The total length of all the elements in all the arrays and the number of arrays can be computed using some very low cost calculations. But the exact number in each array is not known until some fairly expensive computation is completed.
Since I know the total length of all the elements in all the arrays, I would like to just allocate data for it using just one new/malloc and just set pointers within this allocation. In my current implementation I use memmove to move the data after a certain item is inserted and updates all pointers accordingly.
Is there a better way of doing this?
Thanks,
Sid
It's not clear what you mean by better way. If you are looking for something that works faster and can afford some extra memory then you can keep two arrays, one with data, and the other one with the index of the array it belongs. After you added all the data, you can sort by the index and you have all your data split by arrays, finally you sweep the arrays and get the pointer to where each array belongs.
Regarding memory consumption, depending on how many arrays you have, and how big is your data, you can squeeze the index data to the last bits of your data, if you have it bounded by some number. This way, you only need to sort the numbers, and when you are sweeping retrieving the pointer where each array begins, you can clean the top bits.
Since I know the total length of all the elements in all the arrays, I would like to just allocate data for it using just one new/malloc and just set pointers within this allocation.
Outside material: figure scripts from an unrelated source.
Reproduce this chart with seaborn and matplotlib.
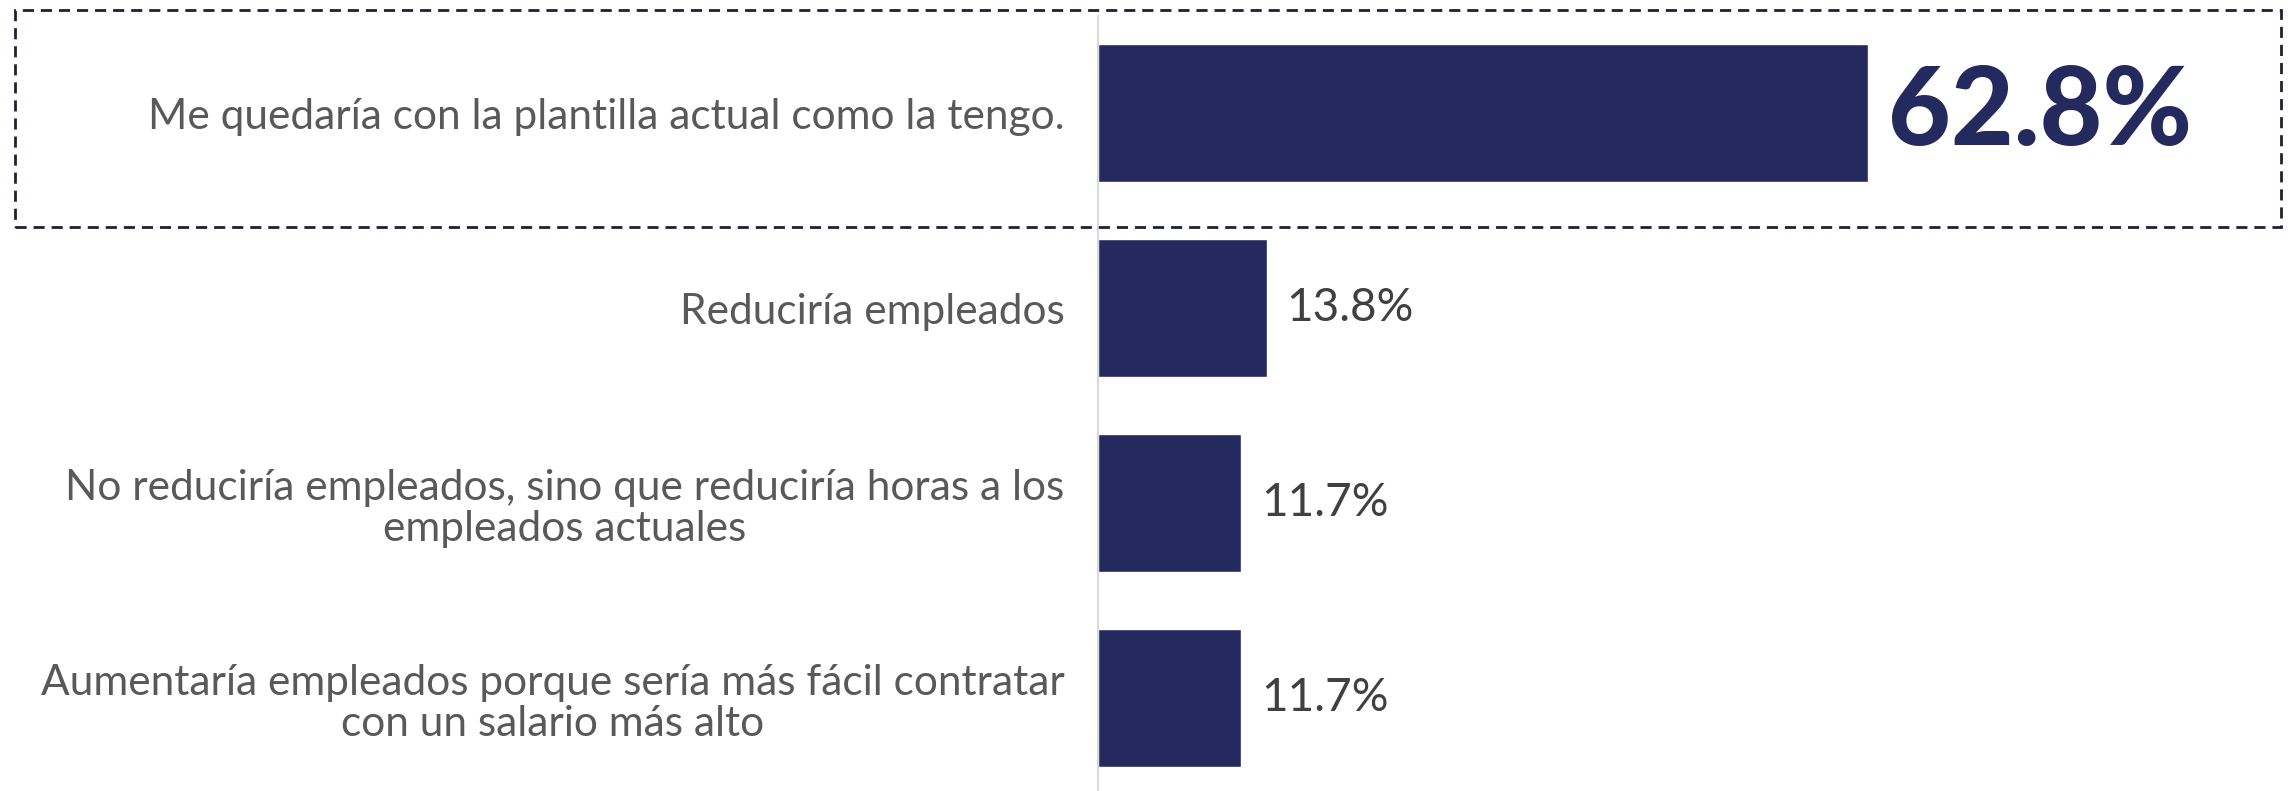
import matplotlib
matplotlib.use("Agg")
import matplotlib.pyplot as plt
import seaborn as sns
import pandas as pd
from matplotlib.patches import Rectangle

# data
categories = ['Me quedaría con la plantilla actual como la tengo.',
              'Reduciría empleados',
              'No reduciría empleados, sino que reduciría horas a los\nempleados actuales',
              'Aumentaría empleados porque sería más fácil contratar\ncon un salario más alto']
values = [62.8, 13.8, 11.7, 11.7]
value_labels = ['62.8%', '13.8%', '11.7%', '11.7%']

df = pd.DataFrame({'cat': categories, 'val': values})

sns.set_style("white")
plt.rcParams['font.family'] = ['Lato', 'DejaVu Sans']

navy = '#252a5e'
fig = plt.figure(figsize=(22.95, 7.91), dpi=100)
ax = fig.add_axes([0.4784, 0.0, 0.5216, 0.980])

sns.barplot(data=df, y='cat', x='val', orient='h', color=navy, saturation=1,
            width=0.71, ax=ax)
ax.set_xlim(0, 97.6)
ax.set_ylim(3.477, -0.5)
ax.set_xlabel('')
ax.set_ylabel('')
ax.set_xticks([])
for s in ['top', 'right', 'bottom']:
    ax.spines[s].set_visible(False)
ax.spines['left'].set_color('#d9d9d9')
ax.spines['left'].set_linewidth(1.5)
ax.tick_params(axis='y', length=0, pad=24)
for t in ax.get_yticklabels():
    t.set_fontsize(30.5)
    t.set_color('#595959')
    t.set_multialignment('center')
    t.set_linespacing(1.1)

# value labels
bars = ax.containers[0]
texts = ax.bar_label(bars, labels=value_labels, padding=14, fontsize=33, color='#404040')
texts[0].set_fontsize(78)
texts[0].set_fontweight('black')
texts[0].set_color(navy)

# dashed highlight box around first row
box = Rectangle((0.0065, 0.713), 0.9874, 0.2744, transform=fig.transFigure,
                fill=False, edgecolor='#1e2036', linewidth=2,
                linestyle=(0, (4, 2.5)), clip_on=False)
fig.patches.append(box)

plt.savefig('out.png', dpi=100)
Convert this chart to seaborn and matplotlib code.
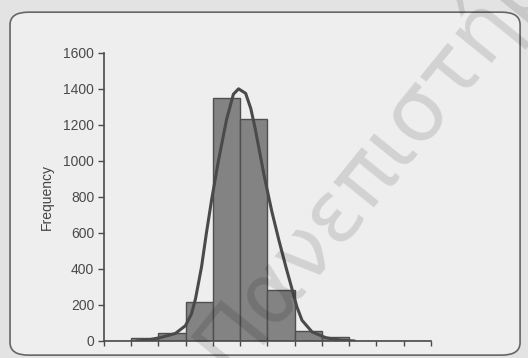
import numpy as np
import matplotlib
matplotlib.use('Agg')
import matplotlib.pyplot as plt
from matplotlib.patches import FancyBboxPatch
import seaborn as sns

# histogram bins (x has no labels, so bins are just 0..12)
bin_edges = [0, 1, 2, 3, 4, 5, 6, 7, 8, 9, 10, 11, 12]
bin_counts = [0, 15, 45, 215, 1350, 1235, 285, 55, 20, 0, 0, 0]

# fitted normal curve
curve_x = [1.2, 1.6, 2.1, 2.62, 2.99, 3.21, 3.36, 3.58, 3.76, 3.95, 4.2, 4.5, 4.75, 4.94,
           5.2, 5.39, 5.55, 5.7, 5.87, 6.16, 6.42, 6.68, 6.9, 7.08, 7.27, 7.64, 8.15, 8.7, 9.2]
curve_y = [0, 5, 20, 42, 85, 150, 235, 411, 600, 783, 1000, 1230, 1370, 1400,
           1375, 1290, 1180, 1060, 925, 720, 560, 410, 290, 190, 115, 50, 18, 4, 0]

yticks = [0, 200, 400, 600, 800, 1000, 1200, 1400, 1600]

sns.set_style('white')
plt.rcParams['font.family'] = ['Liberation Sans', 'DejaVu Sans']

fig = plt.figure(figsize=(5.28, 3.58), dpi=100, facecolor='#e3e3e3')

# rounded chart frame, behind the axes
frame = FancyBboxPatch((0.019, 0.008), 0.966, 0.958,
                       boxstyle='round,pad=0,rounding_size=0.035',
                       transform=fig.transFigure, facecolor='#eeeeee',
                       edgecolor='#666666', linewidth=1.2, zorder=-1)
fig.patches.append(frame)

ax = fig.add_axes([0.197, 0.0475, 0.619, 0.805])
ax.set_facecolor('none')

centers = [(a + b) / 2 for a, b in zip(bin_edges[:-1], bin_edges[1:])]
sns.histplot(x=centers, weights=bin_counts, bins=bin_edges, ax=ax,
             color='#838383', alpha=1, edgecolor='#4f4f4f', linewidth=1)
sns.lineplot(x=curve_x, y=curve_y, sort=False, ax=ax, color='#4a4a4a', linewidth=2.2)

ax.set_xlim(0, 12)
ax.set_ylim(0, 1600)
ax.set_xticks(bin_edges)
ax.set_xticklabels([])
ax.set_yticks(yticks)
ax.set_yticklabels([str(t) for t in yticks])
ax.set_xlabel('')
ax.set_ylabel('Frequency', fontsize=10, color='#444444', labelpad=7)

for s in ['top', 'right']:
    ax.spines[s].set_visible(False)
for s in ['left', 'bottom']:
    ax.spines[s].set_color('#4a4a4a')
    ax.spines[s].set_linewidth(1.2)
ax.tick_params(axis='y', direction='out', length=4, width=1, color='#4a4a4a',
               labelsize=10, labelcolor='#4a4a4a', pad=3, left=True)
ax.tick_params(axis='x', direction='out', length=3.5, width=1, color='#4a4a4a', bottom=True)

# watermark across the photo
fig.text(0.755, 0.64, 'Πανεπιστήμιο', rotation=51, fontsize=62, color='black',
         alpha=0.12, ha='center', va='center', rotation_mode='anchor',
         family=['DejaVu Sans'], zorder=5)

fig.savefig('out.png', dpi=100, facecolor=fig.get_facecolor())
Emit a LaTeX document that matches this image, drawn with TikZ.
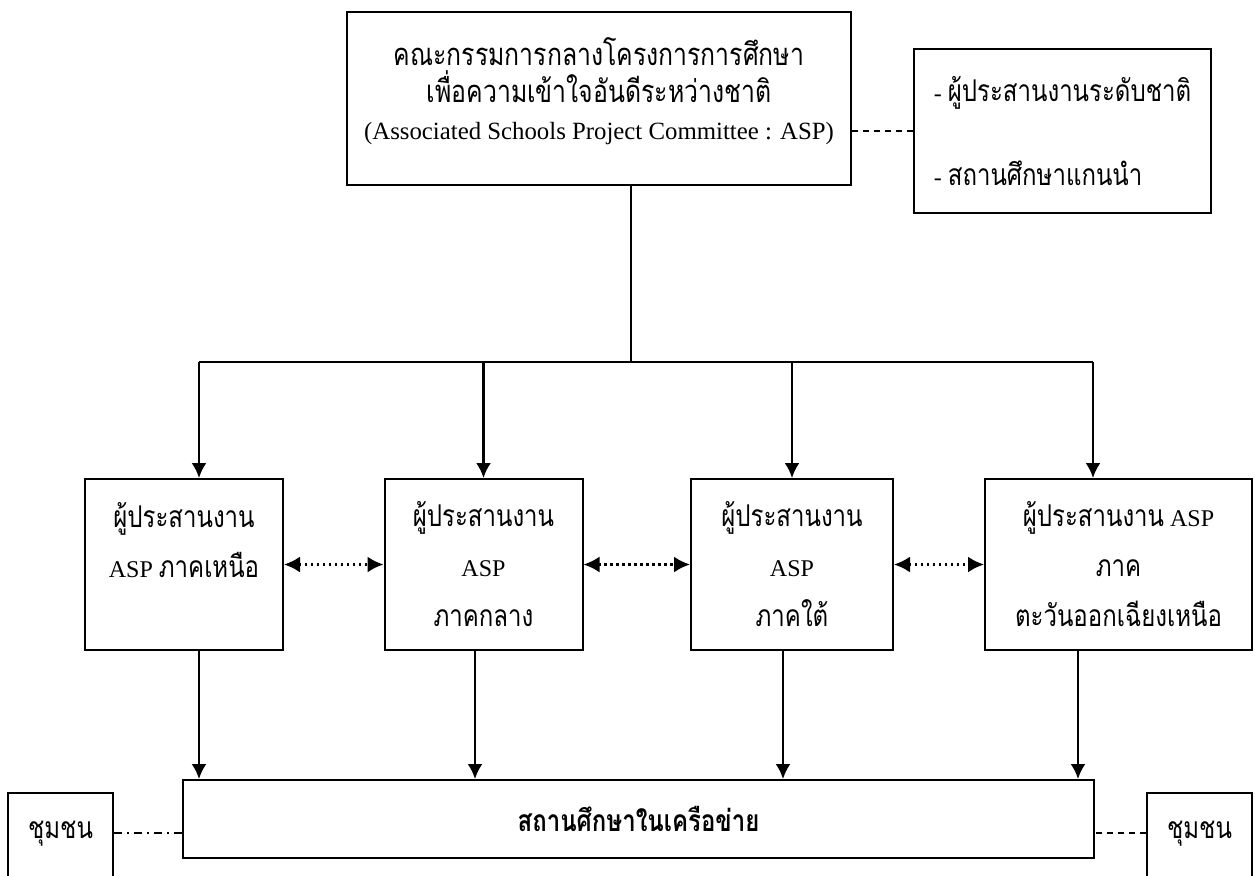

You can use one large vector. You'll need to manually calculate the offset of each sub-array yourself.
vectors guarantee that their data is stored in contiguous memory, but be careful of maintaining references or pointers to individual elements if the vector is used in such a way that may make it reallocate. Shouldn't be a problem since you're not adding anything beyond the initial size.
int main() {
std::vector<T> vec;
vec.reserve(calc_total_size());
// now you'll need to manually translate the offset of
// a given "array" and then add the offset of the element to that
T someElem = vec[array_offset + element_offset];
}
Yes, there is a better way:
std::vector<std::vector<Item>> array;
array.resize(cheap_calc());
for(int i = 0; i < array.size(); ++i) {
array[i].resize(expensive_calc(i));
for(int j = 0; j < array[i].size(); j++) {
array[i][j] = Item(some_other_calc());
}
}
No pointers, no muss, no fuss.
Are you looking for memory efficiency, speed efficiency, or simplicity?
You can always write or download a dead-simple pool allocator, then pass that as the allocator to the appropriate data structures. Because you know the total size in advance, and never need to resize vectors or add new ones, this can be even simpler than a typical pool allocator. Just malloc all of the storage in one big block, and keep a single pointer to the next block. To allocate n bytes, T *ret = nextBlock; nextBlock += n; return ret;. If your objects are trivial and don't need destruction, you can even just do one big free at the end.
This means you can use any data structure you want, or compare and contrast different ones. A vector of vectors? A giant vector of cells plus a vector of offsets? Something else you came up with that sounds crazy but just might work? You can compare their readability, usability, and performance without worrying about the memory allocation side of things.
(Of course if your goal is speed, packing things this way may not be the best answer. You can often gain a lot of speed by wasting a little space to improve your cache and/or page alignment. You could write a fancy allocator that, e.g., allocates vector space in a transposed way to improve the performance of your algorithm that does column-major where it should do row-major and vice-versa, but at that point, it's probably easier to tweak your algorithms than your allocator.)